Murphy's Tavern on Mulberry Street in Newark, New Jersey, 1961 |
Slate reports:
This historic ruling emerged out of a struggle, under the surface of the post-World War II Ozzie-and-Harriet era, when America’s gay establishments were constantly under surveillance by employees of the state dressed up as patrons. Because what historian Margot Canaday calls the “straight state” depended on note-taking by these faux customers, we have a remarkable record of gay nightlife in cities including Newark.
Murphy’s was already a thriving queer scene by the time the [Alcohol Beverage Control commission (ABC)] launched an “extensive investigation” between May and July of 1950. Undercover agents posing as patrons took notes on the regulars, reporting back that they “were openly conducting themselves in a most peculiar and effeminate manner.” According to these spies, homosexuals in 1950 were men who “talked and laughed in high pitched voice; walked in a manner most effeminate (sometimes on tip-toes, sometimes with a ‘wiggle’).” Their conversation around the bar occurred “in the jargon of sexual perverts,” the men addressed one another in feminine nicknames, and “one even used mascara and powder.” They joked about sexual assignations and about male pregnancy. In fact, “patrons were seen to use their hands freely on each other,” with some even going “so far as to fondle the buttocks and privates of other males.” For allowing all this, Murphy’s Tavern had its liquor license temporarily revoked.

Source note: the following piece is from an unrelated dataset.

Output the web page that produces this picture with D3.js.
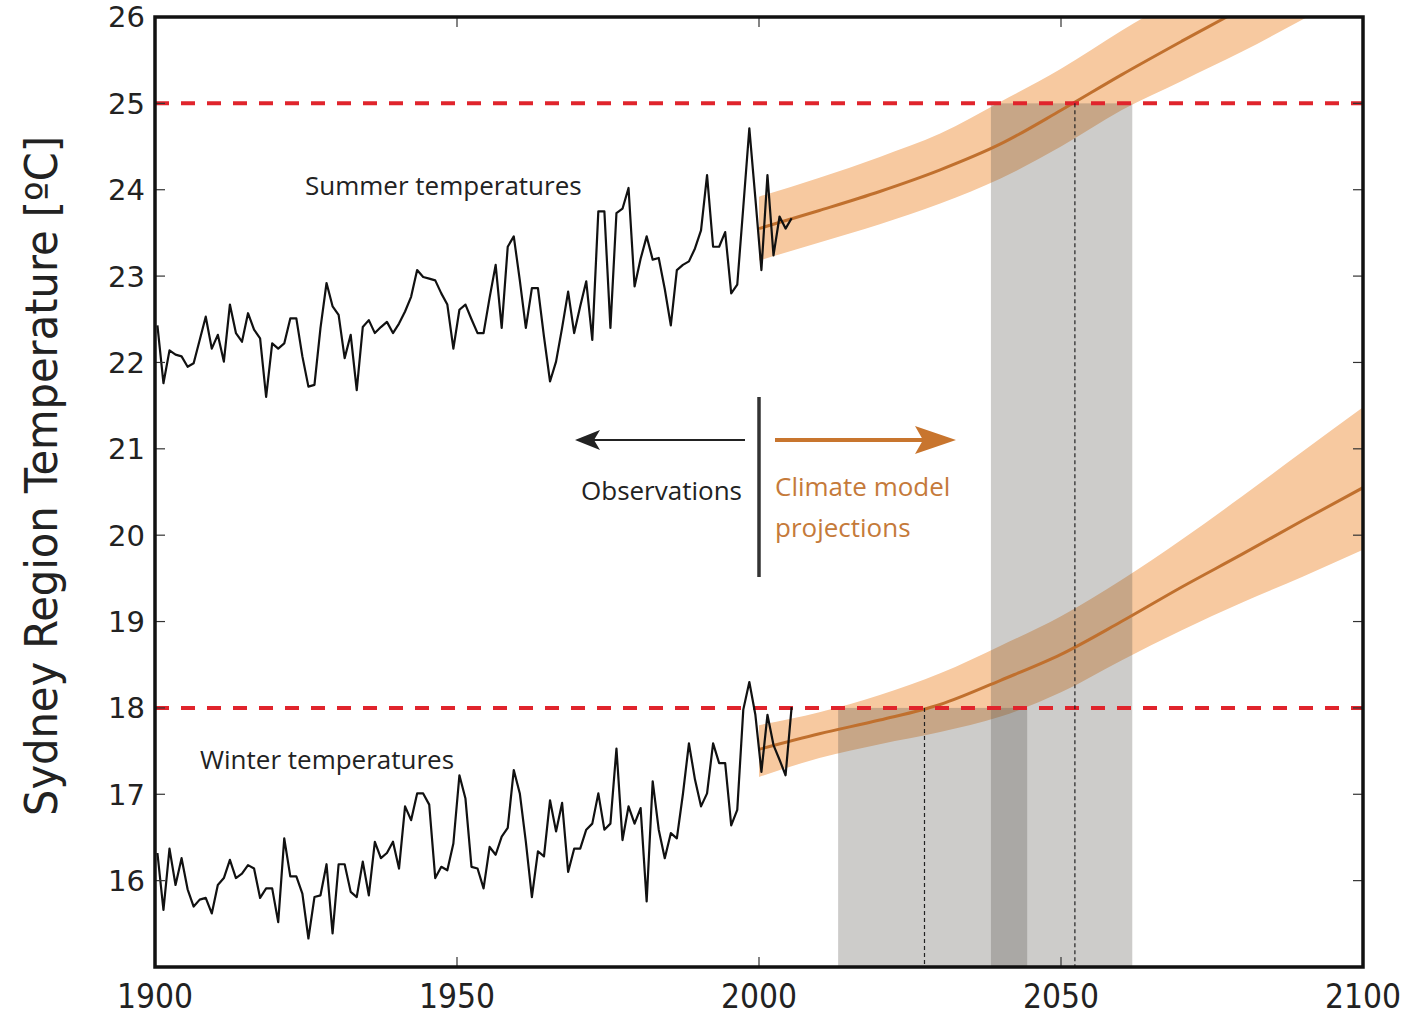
<!DOCTYPE html>
<html>
<head>
<meta charset="utf-8">
<script src="https://cdn.jsdelivr.net/npm/d3@7"></script>
<style>
  body { margin: 0; background: #fff; }
  svg { display: block; }
</style>
</head>
<body>
<div class="container"></div>
<script>
// observed seasonal means, one value per year from 1900
const obsStart = 1900;
const summerObs = [
  22.43, 21.76, 22.14, 22.09, 22.07, 21.95, 21.99, 22.26, 22.53, 22.16,
  22.32, 22.01, 22.67, 22.34, 22.24, 22.57, 22.38, 22.28, 21.60, 22.22,
  22.16, 22.22, 22.51, 22.51, 22.07, 21.72, 21.74, 22.40, 22.92, 22.65,
  22.55, 22.05, 22.32, 21.68, 22.41, 22.49, 22.34, 22.41, 22.47, 22.34,
  22.45, 22.59, 22.76, 23.07, 22.99, 22.97, 22.95, 22.80, 22.67, 22.16,
  22.61, 22.67, 22.50, 22.34, 22.34, 22.75, 23.13, 22.40, 23.34, 23.46,
  22.95, 22.40, 22.86, 22.86, 22.30, 21.78, 22.01, 22.40, 22.82, 22.34,
  22.65, 22.94, 22.26, 23.75, 23.75, 22.40, 23.73, 23.78, 24.02, 22.88,
  23.20, 23.46, 23.19, 23.21, 22.85, 22.43, 23.07, 23.13, 23.17, 23.32,
  23.53, 24.17, 23.34, 23.34, 23.51, 22.80, 22.90, 23.80, 24.71, 23.90,
  23.07, 24.17, 23.24, 23.69, 23.55, 23.67
];
const winterObs = [
  16.32, 15.66, 16.37, 15.95, 16.26, 15.90, 15.70, 15.78, 15.80, 15.62,
  15.95, 16.03, 16.24, 16.03, 16.08, 16.18, 16.14, 15.80, 15.91, 15.91,
  15.52, 16.49, 16.05, 16.05, 15.85, 15.33, 15.81, 15.83, 16.19, 15.39,
  16.19, 16.19, 15.87, 15.81, 16.22, 15.83, 16.45, 16.26, 16.32, 16.45,
  16.14, 16.86, 16.70, 17.01, 17.01, 16.88, 16.03, 16.16, 16.12, 16.43,
  17.22, 16.95, 16.16, 16.14, 15.91, 16.39, 16.30, 16.51, 16.61, 17.28,
  17.01, 16.45, 15.81, 16.34, 16.28, 16.93, 16.57, 16.90, 16.10, 16.37,
  16.37, 16.59, 16.66, 17.01, 16.59, 16.66, 17.53, 16.47, 16.86, 16.66,
  16.84, 15.76, 17.15, 16.59, 16.26, 16.55, 16.49, 17.00, 17.59, 17.17,
  16.86, 17.01, 17.59, 17.36, 17.36, 16.64, 16.82, 17.98, 18.30, 17.92,
  17.26, 17.92, 17.57, 17.40, 17.22, 18.01
];

// climate model projections
const projYears = [2000, 2010, 2020, 2030, 2040, 2050, 2060, 2070, 2080, 2090, 2100];
const summerMean = [23.55, 23.76, 23.98, 24.23, 24.53, 24.92, 25.33, 25.72, 26.10, 26.50, 26.90];
const summerLow  = [23.18, 23.39, 23.60, 23.84, 24.13, 24.50, 24.92, 25.26, 25.60, 25.97, 26.33];
const summerHigh = [23.92, 24.14, 24.38, 24.65, 25.02, 25.40, 25.84, 26.25, 26.65, 27.05, 27.45];
const winterMean = [17.52, 17.70, 17.86, 18.04, 18.32, 18.62, 19.00, 19.40, 19.78, 20.17, 20.55];
const winterLow  = [17.20, 17.42, 17.58, 17.72, 17.90, 18.18, 18.55, 18.90, 19.22, 19.52, 19.83];
const winterHigh = [17.80, 17.95, 18.15, 18.40, 18.72, 19.06, 19.48, 19.95, 20.45, 20.97, 21.48];

// thresholds and the years they are crossed
const thresholds = [25, 18];
const summerCross = { from: 2038.4, to: 2061.8, mid: 2052.3, level: 25 };
const winterCross = { from: 2013.1, to: 2044.4, mid: 2027.4, level: 18 };

const yTicks = [16, 17, 18, 19, 20, 21, 22, 23, 24, 25, 26];
const xTicks = [1900, 1950, 2000, 2050, 2100];

const W = 1427, H = 1016;
const m = { left: 155, right: 1363, top: 17, bottom: 967 };

const svg = d3.select('.container')
  .append('svg')
  .attr('width', W)
  .attr('height', H);

const x = d3.scaleLinear().domain([1900, 2100]).range([m.left, m.right]);
const y = d3.scaleLinear().domain([15, 26]).range([m.bottom, m.top]);

svg.append('defs').append('clipPath').attr('id', 'plot')
  .append('rect')
  .attr('x', m.left).attr('y', m.top)
  .attr('width', m.right - m.left).attr('height', m.bottom - m.top);

const g = svg.append('g').attr('clip-path', 'url(#plot)');

// projection bands
const makeBand = (lo, hi) => projYears.map((yr, i) => ({ yr, lo: lo[i], hi: hi[i] }));
const band = d3.area()
  .x(d => x(d.yr))
  .y0(d => y(d.lo))
  .y1(d => y(d.hi))
  .curve(d3.curveMonotoneX);

[makeBand(summerLow, summerHigh), makeBand(winterLow, winterHigh)].forEach(b => {
  g.append('path').datum(b)
    .attr('d', band)
    .attr('fill', '#f7c9a0');
});

// grey crossing windows
[summerCross, winterCross].forEach(c => {
  g.append('rect')
    .attr('x', x(c.from))
    .attr('y', y(c.level))
    .attr('width', x(c.to) - x(c.from))
    .attr('height', y(15) - y(c.level))
    .attr('fill', '#5a5650')
    .attr('fill-opacity', 0.3);
});

// projection mean lines
const meanLine = d3.line()
  .x(d => x(d.yr))
  .y(d => y(d.v))
  .curve(d3.curveMonotoneX);

[summerMean, winterMean].forEach(arr => {
  g.append('path')
    .datum(projYears.map((yr, i) => ({ yr, v: arr[i] })))
    .attr('d', meanLine)
    .attr('fill', 'none')
    .attr('stroke', '#c0702e')
    .attr('stroke-width', 3);
});

// red threshold lines
thresholds.forEach(t => {
  g.append('line')
    .attr('x1', m.left).attr('x2', m.right)
    .attr('y1', y(t)).attr('y2', y(t))
    .attr('stroke', '#e0242c')
    .attr('stroke-width', 4)
    .attr('stroke-dasharray', '14,12');
});

// crossing year markers
[summerCross, winterCross].forEach(c => {
  g.append('line')
    .attr('x1', x(c.mid)).attr('x2', x(c.mid))
    .attr('y1', y(c.level)).attr('y2', y(15))
    .attr('stroke', '#222')
    .attr('stroke-width', 1.2)
    .attr('stroke-dasharray', '4,3');
});

// observations
const obsLine = d3.line()
  .x((d, i) => x(obsStart + i + 0.4))
  .y(d => y(d));

[summerObs, winterObs].forEach(arr => {
  g.append('path').datum(arr)
    .attr('d', obsLine)
    .attr('fill', 'none')
    .attr('stroke', '#111')
    .attr('stroke-width', 2.2)
    .attr('stroke-linejoin', 'round');
});

// ticks, inside on all sides
const tickLen = 10;
yTicks.slice(0, -1).forEach(t => {
  svg.append('line').attr('x1', m.left).attr('x2', m.left + tickLen)
    .attr('y1', y(t)).attr('y2', y(t)).attr('stroke', '#333').attr('stroke-width', 1.2);
  svg.append('line').attr('x1', m.right).attr('x2', m.right - tickLen)
    .attr('y1', y(t)).attr('y2', y(t)).attr('stroke', '#333').attr('stroke-width', 1.2);
});
xTicks.slice(1, -1).forEach(t => {
  svg.append('line').attr('x1', x(t)).attr('x2', x(t))
    .attr('y1', m.bottom).attr('y2', m.bottom - tickLen).attr('stroke', '#333').attr('stroke-width', 1.2);
  svg.append('line').attr('x1', x(t)).attr('x2', x(t))
    .attr('y1', m.top).attr('y2', m.top + tickLen).attr('stroke', '#333').attr('stroke-width', 1.2);
});

// frame
svg.append('rect')
  .attr('x', m.left).attr('y', m.top)
  .attr('width', m.right - m.left).attr('height', m.bottom - m.top)
  .attr('fill', 'none')
  .attr('stroke', '#111')
  .attr('stroke-width', 3.5);

// tick labels
svg.selectAll('.ylab').data(yTicks).enter()
  .append('text')
  .attr('x', m.left - 10)
  .attr('y', d => y(d))
  .attr('dy', '0.36em')
  .attr('text-anchor', 'end')
  .attr('font-family', 'DejaVu Sans, sans-serif')
  .attr('font-size', 29)
  .attr('fill', '#222')
  .text(d => d);

svg.selectAll('.xlab').data(xTicks).enter()
  .append('text')
  .attr('x', d => x(d))
  .attr('y', 1008)
  .attr('text-anchor', 'middle')
  .attr('font-family', 'DejaVu Sans Condensed, DejaVu Sans, sans-serif')
  .attr('font-size', 33)
  .attr('textLength', 76)
  .attr('lengthAdjust', 'spacingAndGlyphs')
  .attr('fill', '#222')
  .text(d => d);

// axis title
svg.append('text')
  .attr('transform', 'translate(57,476) rotate(-90)')
  .attr('text-anchor', 'middle')
  .attr('font-family', 'DejaVu Sans Condensed, DejaVu Sans, sans-serif')
  .attr('font-size', 44)
  .attr('textLength', 680)
  .attr('lengthAdjust', 'spacingAndGlyphs')
  .attr('fill', '#222')
  .text('Sydney Region Temperature [ºC]');

// series labels
const label = (txt, lx, ly, col, anchor) => svg.append('text')
  .attr('x', lx).attr('y', ly)
  .attr('text-anchor', anchor || 'start')
  .attr('font-family', 'Open Sans, sans-serif')
  .attr('font-size', 26)
  .attr('fill', col)
  .text(txt);

label('Summer temperatures', 305, 195, '#222');
label('Winter temperatures', 200, 769, '#222');
label('Observations', 742, 500, '#222', 'end');
label('Climate model', 775, 496, '#c57a3a');
label('projections', 775, 537, '#c57a3a');

// divider and arrows
svg.append('line')
  .attr('x1', x(2000)).attr('x2', x(2000))
  .attr('y1', 397).attr('y2', 577)
  .attr('stroke', '#333').attr('stroke-width', 3.5);

svg.append('line')
  .attr('x1', 745).attr('x2', 590)
  .attr('y1', 440).attr('y2', 440)
  .attr('stroke', '#222').attr('stroke-width', 2);
svg.append('path')
  .attr('d', 'M575,440 L600,430 L594,440 L600,450 Z')
  .attr('fill', '#222');

svg.append('line')
  .attr('x1', 775).attr('x2', 925)
  .attr('y1', 440).attr('y2', 440)
  .attr('stroke', '#c8752e').attr('stroke-width', 4);
svg.append('path')
  .attr('d', 'M956,440 L915,426 L923,440 L915,454 Z')
  .attr('fill', '#c8752e');
</script>
</body>
</html>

A decade later in 1961, ABC agents were still spying on gay men in another Newark bar, the Hub, just down the block from Murphy’s. This time, they had to grasp a bit more to articulate the essence of homosexuality, reporting, “males appeared to be homosexuals, as evidenced by their high-pitched voices, their effeminate walk, attire, and mannerisms, which sexual deviation they further displayed by addressing each other as ‘honey,’ ‘sweety,’ and ‘baby.’” While these agents documented none of the expressions of physical desire and affection from the earlier report, they did write up the presence of Francie, “a ‘male’ known as the Belle of Mulberry Street,” who invited unspecified “perverted acts.” For that, the Hub’s license was suspended for 95 days.